At the march, I catch up with Guido Vilariño, a long-haired rock-and-roller who is the party’s lead software coder. With only 70 percent of homes in Buenos Aires having access to the Internet, and around 50 percent in rural Argentina, a proposed Internet-based democracy has its share of roadblocks. I ask Vilariño about the technological lag in the country to which he replies, “Technology wise, Latin America is behind five to ten years. A friend of mine says that the problem with Argentina is that we missed the seventies. There’s some wisdom in this. We missed the apogee of the hippie revolution becoming something more serious. That generation was killed by the dictatorship here in the seventies. The guys who should be forty to fifty years old by now and engaged politically were killed. It’s a problem, but we manage.”

Even if the Establishment within Argentina is slow to catch on to the idea of the Internet as a valuable actor in politics, the open-source DemocraciaOS has caught the attention of many outside the country. Jorge Soto, who is the deputy general director of civic innovation and national digital strategy under Mexican president Enrique Peña Nieto, is working with DemocraciaOS to implement a version of the software in Mexico. “It makes citizen participation easy. It’s kind of a personalized civic engagement,” Soto told me in an email. “we’ve released a draft version of the open data national policy, and we want citizens to edit it. Our first version was not getting a lot of comments so we are releasing a new version using the DemocraciaOS software.”

DemocraciaOS has even made its away across the pond—and into other languages.
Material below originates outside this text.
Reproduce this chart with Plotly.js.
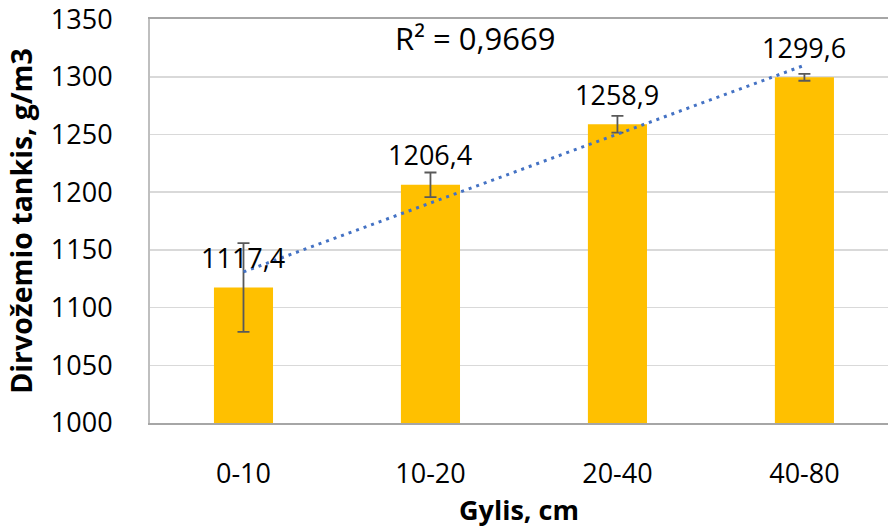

Radhouane Fazai, an information and communications officer for Democracy International in Tunisia has launched a version of the open-source software translated into French and Arabic. “DemocraciaOS is one of the tools that I believe can truly give the power to the people,” Fazai says. “Everyone represents himself and gets a say in the subjects. Tunisia as a country has been doing a lot of things recently in the interest of democracy, citizen participation, and open governance. [Tunisia] can use DemocraciaOS to build a better democracy even at the level of local organizations and parties.”

After the march, the political convoy of picket-signs makes its way to a grandiose fast-food joint for pizza and beer. Again, I am swept up in the proceedings. I take Mancini and Siri aside for a chat and ask about their thoughts on their country’s current leadership. “Our president pretends that she has all the answers. But we are a generation that is starting to understand that that sort of paternalistic authority is a fallacy,” Siri says. However, it’s this sort of leadership-without-leaders mentality that is at odds with Latin American political ideology. The fact is, it’s difficult to write about Latin American politics without writing about Latin American leaders. There always seems to be a face. Someone to love or to hate. An iconic beard or beret or bad habit. Latin Americans have a long history of putting their faith in saviors instead of systems.

At the end of the day, a democracy is not about the glory of one, it’s about the voice of many. “Ego,” Santiago says, “is the bug in the system.” A democracy does not preach. It listens. And the game of listening has changed. The internet is possibly the greatest single listening device ever conceived and The Net Party is using it to upgrade not only their own country’s democracy, but democracies all over the globe. For The Net Party, the road is long, the game is dirty and the odds are unfavorable. But hey, this is Argentina. Anything could happen.